Closing arguments were presented Tuesday in P.E.I. Supreme Court in the trial of a Charlottetown man accused of operating a Sea-Doo in a manner that was dangerous to the public.
James Frederick Wilson was charged following an incident in August of last year in which the Sea-Doo he was driving struck an inflatable watercraft carrying two teens.
The watercraft he struck was making its way to the Charlottetown Yacht Club from Holland Cove.
Crown Counsel Lisa Goulden recounted the testimony of RCMP Staff Sergeant Steve LeClair, an experienced sailor who witnessed the events of the day from the deck of his powerboat.
LeClair, she said, saw the Sea-Doo leave the water as Wilson attempted to jump the wake of his (LeClair's) boat.
LeClair saw Wilson fall off the Sea-Doo when it touched back down and saw the Sea-Doo continue on without him.
Goulden said that Sea-Doo shot forward like a 1,000-pound missile, striking the inflatable carrying the two teens and sending one of them eight feet into the air.
Goulden described Wilson's actions that day as basically a thrill-seeking stunt that placed other people in jeopardy.
"There is no other purpose to this stunt than thrill seeking," Goulden said.
She said a reasonable person would have performed an assessment of the risks before attempting a stunt like that and would have taken steps to avoid those risks.
Wilson did not do that, she said.
By failing to do so he put the safety of others at risk, she suggested.
Brendan Hubley, Wilson's defence counsel, raised questions about the varying estimates provided by Crown witnesses with relation to the distances between the various vessels that day and the speed at which they were traveling.
Hubley also raised questions of law with regards to what constitutes dangerous driving and what constitutes a reasonable standard of care for someone operating a vessel at sea.
He addressed the question of what constitutes a marked departure from the norm.
During the morning Wilson took the stand in his own defence,
He testified that he and his friend had gone out that day on their Sea-Doos to have some fun jumping the waves and jumping the wakes of other vessels.
He said he was traveling about 100 feet behind LeClair's powerboat when he decided to jump his wake and that he never saw the inflatable with the two teens on board that was motoring close to it.
He said he was going 50 kilometres an hour at the time, 25-30 kilometres slower than LeClair testified he (Wilson) was traveling.
Wilson said when his Sea-Doo came back down after jumping LeClair's wake, the impact threw him off the Sea-Doo and into the water and he didn't see what happened next.
He said his friend picked up the teen who'd been bounced off the inflatable and transported her on his Sea-Doo to LeClair's boat, then came back for Wilson and brought him to his Sea-Doo.
During cross-examination Wilson conceded that jumping wakes was a stunt.
He also conceded that it was his intent to get airborne that day when he jumped the wake and that he had no control over his Sea-Doo when it became airborne.
Goulden questioned Wilson's knowledge of safe boating practices and his familiarity with relevant regulations and procedures.
In particular she asked him if he'd read a section that cautioned against crossing the wakes of other vessels and pointed to the dangerous situations that can unfold when people misjudge speed and distance.
Wilson didn't recall whether he had ever read that section or not.
Goulden also questioned Wilson's familiarity with his own Sea-Doo, which he'd purchased only two months previously and had only driven 10 to 15 times before.
Questioned as to whether he saw a problem with getting as close as he'd gotten to a larger vessel with a Sea-Doo, Wilson said he'd never seen that as a problem.
Asked if he thought he was taking a risk when he jumped boat wakes he conceded that it was a risk.
A friend of Wilson's who was with him on the water that day on another Sea-Doo testified that they were traveling at about 50km/h and that he, like Wilson, never saw the inflatable in the water before Wilson's Sea-Doo struck it.
Steve MacDougall said he'd picked the teenage girl out of the water who'd been in the inflatable and brought her to LeClair's powerboat.

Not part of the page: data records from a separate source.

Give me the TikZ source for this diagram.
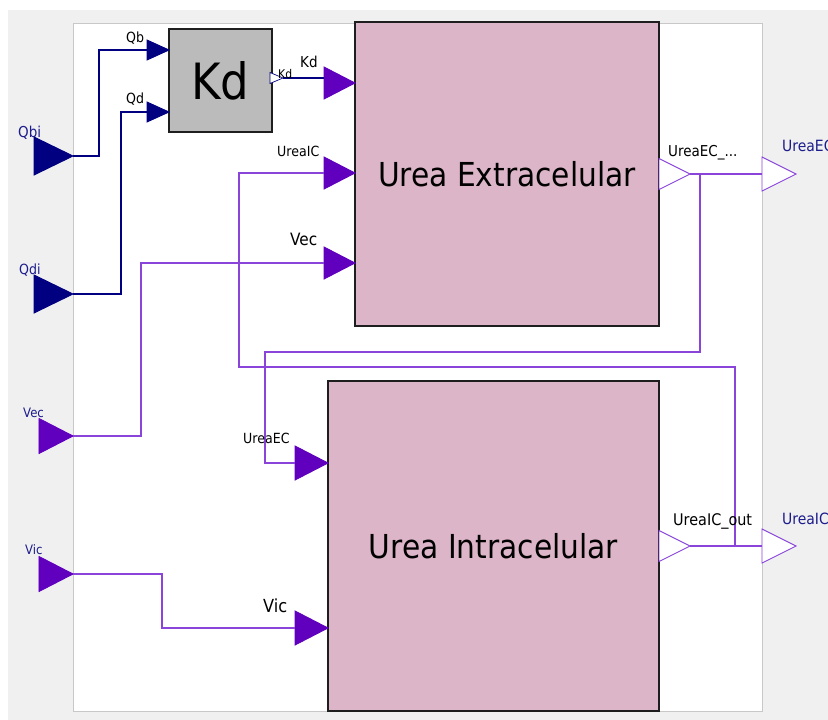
\documentclass[tikz,border=0pt]{standalone}
\usepackage{fontspec}
\setmainfont{DejaVu Sans}[FakeStretch=0.9]
\usetikzlibrary{shapes.geometric}
\definecolor{navyc}{RGB}{0,0,128}
\definecolor{purpc}{RGB}{96,0,190}
\definecolor{plinec}{RGB}{138,68,218}
\definecolor{pinkc}{RGB}{221,181,200}
\definecolor{grayc}{RGB}{187,187,187}
\definecolor{bgc}{RGB}{240,240,240}
\definecolor{framec}{RGB}{200,200,200}
\definecolor{bluetxt}{RGB}{28,28,140}
\definecolor{blockc}{RGB}{30,30,30}
\begin{document}
\begin{tikzpicture}[x=1pt,y=-1pt,
  tri/.style={isosceles triangle, isosceles triangle stretches, inner sep=0pt, outer sep=0pt, anchor=east, line width=0.9pt},
  navyin/.style={tri, draw=navyc, fill=navyc, minimum width=38pt, minimum height=39pt},
  purpin/.style={tri, draw=purpc, fill=purpc, minimum width=35pt, minimum height=34pt},
  smallnavy/.style={tri, draw=navyc, fill=navyc, minimum width=20pt, minimum height=22pt},
  blkin/.style={tri, draw=purpc, fill=purpc, minimum width=32pt, minimum height=31pt},
  blkin2/.style={tri, draw=purpc, fill=purpc, minimum width=34pt, minimum height=33pt},
  outtri/.style={tri, draw=plinec, fill=white, minimum width=31pt, minimum height=31pt},
  outtri2/.style={tri, draw=plinec, fill=white, minimum width=34pt, minimum height=34pt},
  nline/.style={draw=navyc, line width=1.1pt},
  pline/.style={draw=plinec, line width=1.1pt},
  block/.style={draw=blockc, line width=1.2pt, inner sep=0pt, outer sep=0pt, anchor=north west},
  lab/.style={inner sep=0pt, anchor=base west, text=black, font=\fontsize{14}{16}\selectfont},
  blab/.style={lab, text=bluetxt}
]
\useasboundingbox (0,0) rectangle (828,720);
% background
\fill[bgc] (8,10) rectangle (828,720);
\draw[fill=white, draw=framec, line width=1pt] (73,23) rectangle (762,711);

% blocks
\node[block, fill=grayc, minimum width=103pt, minimum height=103pt, font=\fontsize{50}{56}\selectfont] (kd) at (169,29) {Kd};
\node[block, fill=pinkc, minimum width=304pt, minimum height=304pt, font=\fontsize{33}{38}\selectfont] (ec) at (355,22) {Urea Extracelular};
\node[block, fill=pinkc, minimum width=331pt, minimum height=330pt, font=\fontsize{33}{38}\selectfont] (ic) at (328,381) {Urea Intracelular};

% external inputs
\node[navyin] (qbi) at (73,156) {};
\node[navyin] (qdi) at (73,294) {};
\node[purpin] (vecin) at (73,436) {};
\node[purpin] (vicin) at (73,574) {};

% Kd block ports
\node[smallnavy] (qb) at (169,50) {};
\node[smallnavy] (qd) at (169,112) {};
\node[tri, draw=navyc, fill=white, line width=0.7pt, minimum width=11pt, minimum height=13pt] (kdo) at (283,78) {};

% EC block ports
\node[blkin] (kdi) at (355,83) {};
\node[blkin] (uici) at (355,173) {};
\node[blkin] (veci) at (355,263) {};
\node[outtri] (eco) at (690,174) {};

% IC block ports
\node[blkin2] (ueci) at (328,463) {};
\node[blkin2] (vici) at (328,628) {};
\node[outtri] (ico) at (690,546) {};

% external outputs
\node[outtri2] (ueo) at (796,174) {};
\node[outtri2] (uio) at (796,546) {};

% connectors
\draw[nline] (qbi.east) -- ++(26,0) |- (qb.west);
\draw[nline] (qdi.east) -- ++(48,0) |- (qd.west);
\draw[nline] (kdo.east) -- (kdo.east -| kdi.west);
\draw[pline] (vecin.east) -- ++(68,0) |- (veci.west);
\draw[pline] (vicin.east) -- ++(89,0) |- (vici.west);
\draw[pline] (eco.east) -- (ueo.west);
\draw[pline] (ico.east) -- (uio.west);
\coordinate (b1) at (700,174);
\coordinate (b2) at (735,546);
\draw[pline] (b1) |- (265,352) |- (ueci.west);
\draw[pline] (b2) |- (239,367) |- (uici.west);

% labels
\node[blab, font=\fontsize{15}{17}\selectfont] (lqbi) at (18,137) {Qbi};
\node[blab] (lqdi) at (19,274) {Qdi};
\node[blab, font=\fontsize{13}{15}\selectfont] (lvec) at (23,417) {Vec};
\node[blab, font=\fontsize{13}{15}\selectfont] (lvic) at (25,554) {Vic};
\node[lab] (lqb) at (126,42) {Qb};
\node[lab] (lqd) at (126,103) {Qd};
\node[lab, font=\fontsize{12}{14}\selectfont] (lkdo) at (278,78) {Kd};
\node[lab, font=\fontsize{15}{17}\selectfont] (lkdi) at (300,67) {Kd};
\node[lab] (luici) at (277,156) {UreaIC};
\node[lab, font=\fontsize{17}{19}\selectfont] (lveci) at (290,245) {Vec};
\node[lab] (lueci) at (243,443) {UreaEC};
\node[lab, font=\fontsize{18}{20}\selectfont] (lvici) at (263,612) {Vic};
\node[lab, font=\fontsize{15}{17}\selectfont] (leco) at (668,156) {UreaEC\_...};
\node[lab, font=\fontsize{16}{18}\selectfont] (lico) at (673,525) {UreaIC\_out};
\node[blab, font=\fontsize{15.5}{18}\selectfont] (lueo) at (782,151) {UreaEC};
\node[blab, font=\fontsize{15.5}{18}\selectfont] (luio) at (782,524) {UreaIC};
\end{tikzpicture}
\end{document}
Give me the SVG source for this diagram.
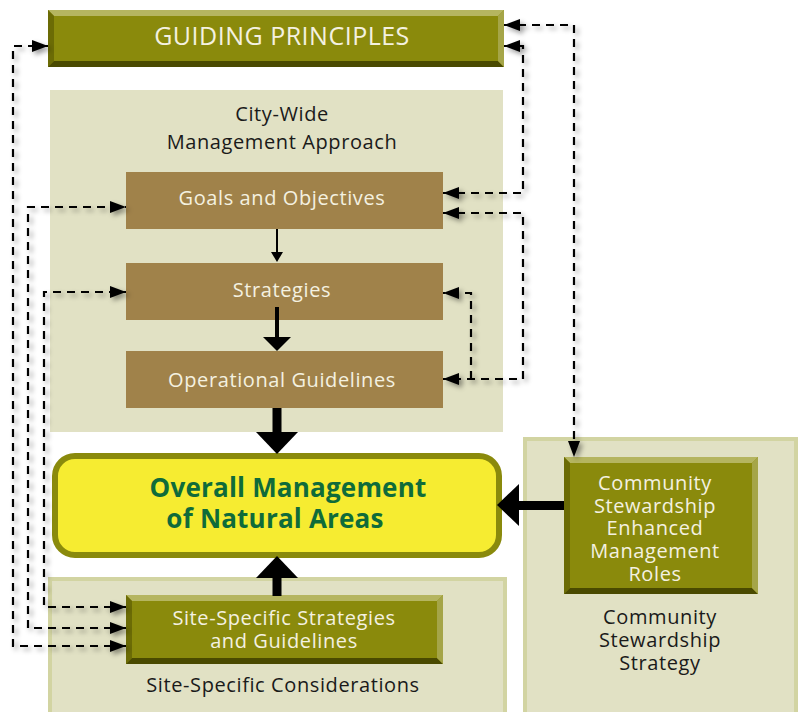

He then picked up Wilson.
MacDougall said he'd never seen a Sea-Doo do what Wilson's Sea-Doo did that day.
He said they usually stop very quickly when a rider falls off because of their electronic braking system.
During cross-examination MacDougall was questioned about his knowledge of good seamanship practices and the need to insure the safety of others.
He too admitted that he liked to jump waves and wakes in his Sea-Doo.
Justice Benjamin Taylor will issue a written decision on the case.